By Mohamed Alammawi, VP Sales for the MENA, MANZ AG
The last 12 months have ushered in strong tidings for the Middle East’s solar industry. While only 70 megawatts (MW) of solar photovoltaic (PV) projects were awarded across the region between 2007 and 2013, in 2014 that figure climbed to 287MW – an impressive fourfold increase, with an additional fourfold growth projected for 2015, as per figures published by the Middle East Solar Industry Association (MESIA).
Why? Well, glaringly obvious benefits aside, energy exporters such as Saudi Arabia and Kuwait are now waking up to the advantages of weaning their populations off fossil fuels, so that they’ve got more to export.
Added to this, electricity generated via solar PV has become cost-competitive. In fact, in the UAE, PV has been cost-competitive since 2014, according to a recent study published by the International Renewable Energy Agency (IRENA) and Masdar Institute of Science and Technology (MIST).
Looking ahead, several countries within the Middle East have set down concrete solar targets for the next few years. The Dubai Electricity and Water Authority (DEWA) recently upped its renewable energy targets to 7% by 2020 and 15% by 2030, claiming energy generated by PV in 2016 will be enough to power more than 700,000 homes. And Saudi Arabia plans to have 16 GW of solar PV installed capacity by 2040.
At this point, it would not be amiss to claim that the region’s solar industry is headed for a boom. But there’s a pressing question that deserves to be addressed at this juncture in the solar conversation: is it more viable to manufacture PV modules domestically, or import them?
To produce or to buy?
Interestingly, global PV module suppliers prefer satellite production – the assembly of modules in end markets – rather than centralised production. With time these suppliers have come to realise that, if optimised, manufacturing closer to end markets has several advantages.Policies incentivising local procurement, steep import tariffs and the profitability of being able to move products to end markets more rapidly, all make local module assembly more appealing.
Meanwhile, local industrial companies in new markets aspire to enter PV manufacturing, and often prefer module assembly as a market entry point because of its lower CAPEX requirements and fewer barriers to entry.

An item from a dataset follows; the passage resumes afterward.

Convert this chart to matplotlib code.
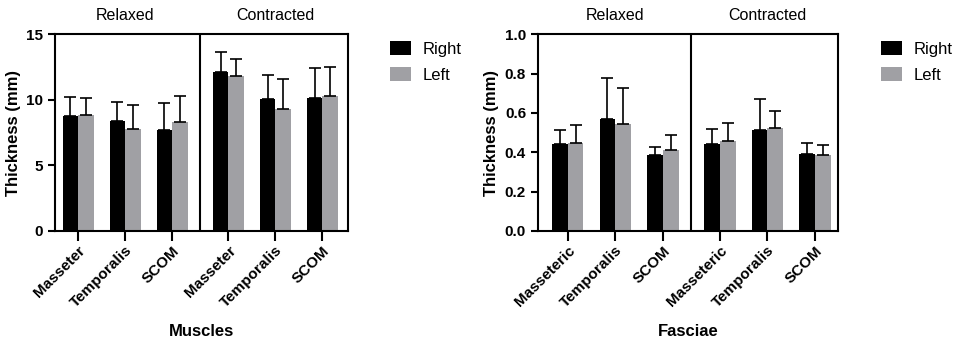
import numpy as np
import matplotlib
matplotlib.use("Agg")
import matplotlib.pyplot as plt

plt.rcParams["font.family"] = ["Liberation Sans", "DejaVu Sans"]

# ---------------------------------------------------------------------------
# Data
# ---------------------------------------------------------------------------
conditions = ["Relaxed", "Contracted"]
muscle_labels = ["Masseter", "Temporalis", "SCOM"]
fascia_labels = ["Masseteric", "Temporalis", "SCOM"]

# muscles, mm — relaxed then contracted
muscle_right = [8.77, 8.37, 7.73, 12.10, 10.09, 10.14]
muscle_right_sd = [1.45, 1.47, 2.06, 1.53, 1.83, 2.29]
muscle_left = [8.87, 7.78, 8.31, 11.80, 9.33, 10.32]
muscle_left_sd = [1.30, 1.83, 1.96, 1.27, 2.26, 2.16]

# fasciae, mm — relaxed then contracted
fascia_right = [0.440, 0.570, 0.384, 0.442, 0.513, 0.391]
fascia_right_sd = [0.073, 0.207, 0.043, 0.077, 0.158, 0.058]
fascia_left = [0.449, 0.543, 0.410, 0.455, 0.524, 0.384]
fascia_left_sd = [0.087, 0.184, 0.076, 0.095, 0.086, 0.055]

RIGHT_C = "black"
LEFT_C = "#a0a0a4"
POS = np.array([0, 1, 2, 3.2, 4.2, 5.2])
BW = 0.33


def panel(ax, right, rsd, left, lsd, labels, ylim, yticks, yfmt, xlabel, xlim, divider):
    ax.bar(POS - BW / 2, right, BW, color=RIGHT_C, label="Right", zorder=2)
    ax.bar(POS + BW / 2, left, BW, color=LEFT_C, label="Left", zorder=2)
    ax.errorbar(POS - BW / 2, right, yerr=[np.zeros(6), rsd], fmt="none",
                ecolor="black", elinewidth=1.2, capsize=4, capthick=1.2, zorder=3)
    ax.errorbar(POS + BW / 2, left, yerr=[np.zeros(6), lsd], fmt="none",
                ecolor="black", elinewidth=1.2, capsize=4, capthick=1.2, zorder=3)
    ax.axvline(divider, color="black", lw=1.5, zorder=1)
    ax.set_xlim(*xlim)
    ax.set_ylim(*ylim)
    ax.set_yticks(yticks)
    ax.set_yticklabels([yfmt.format(v) for v in yticks], fontweight="bold", fontsize=11)
    ax.set_xticks(POS)
    ax.set_xticklabels(labels * 2, rotation=45, ha="right", rotation_mode="anchor",
                       fontweight="bold", fontsize=11)
    ax.tick_params(axis="x", length=7, width=1.5, pad=2)
    ax.tick_params(axis="y", length=5, width=1.5)
    for s in ax.spines.values():
        s.set_linewidth(1.5)
    ax.set_ylabel("Thickness (mm)", fontweight="bold", fontsize=12, labelpad=4)
    ax.set_xlabel(xlabel, fontweight="bold", fontsize=12, labelpad=10)
    trans = ax.get_xaxis_transform()
    ax.text(np.mean(POS[:3]), 1.055, conditions[0], transform=trans, ha="center",
            va="bottom", fontsize=11.5)
    ax.text(np.mean(POS[3:]), 1.055, conditions[1], transform=trans, ha="center",
            va="bottom", fontsize=11.5)
    ax.legend(loc="upper left", bbox_to_anchor=(1.105, 1.025), frameon=False,
              fontsize=12, handlelength=1.25, handleheight=0.9,
              labelspacing=0.65, handletextpad=0.7, borderaxespad=0.3)


fig = plt.figure(figsize=(9.57, 3.4), dpi=100)
ax1 = fig.add_axes([0.0575, 0.3206, 0.306, 0.579])
ax2 = fig.add_axes([0.562, 0.3206, 0.3135, 0.579])

panel(ax1, muscle_right, muscle_right_sd, muscle_left, muscle_left_sd,
      muscle_labels, (0, 15), [0, 5, 10, 15], "{:g}", "Muscles",
      (-0.49, 5.74), 2.6)
panel(ax2, fascia_right, fascia_right_sd, fascia_left, fascia_left_sd,
      fascia_labels, (0, 1.0), [0, 0.2, 0.4, 0.6, 0.8, 1.0], "{:.1f}", "Fasciae",
      (-0.63, 5.68), 2.59)

fig.savefig("out.png", dpi=100)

From a government perspective, it makes sense to encourage the local production of modules which results in increased self-sufficiency, widens the job pool and, most significantly, the know-how transfer opens the doors to further research. Essentially, domestic manufacturing needs to be embedded in the country’s long-term strategy.
Further validation for the local production of PV components has come in the form of many of the region’s governments incentivising local procurement. For instance, in Turkey, the feed-in tariff for PV stands at $13.3 cents per kWh, but local involvement can increase the tariff by $6.7 cents per kWh, to $20 cents per kWh.
Egypt has many renewable energy projects that are either signed or under construction, including 240MW of PV solar projects. Cairo has introduced feed-in tariffs of USD cents 14.34 per kWh for power plants of sizes between 20MW and 50MW.
While no such incentives yet exist in the UAE or in Saudi Arabia – two of the biggest potential markets for solar energy in the Middle East – green energy companies have been rallying for local authorities to implement a feed-in tariff to accelerate the region’s march towards its recently upgraded renewable energy targets.
As a result of plummeting manufacturing expenses, solar energy is now competitive with the wholesale price of electricity, even in the Middle East where solar power has to compete with naturally abundant fossil fuel-fired electricity generation. Grid parity has become a reality in the region and local manufacture of PV components can further supplement the cost-effectiveness of solar energy.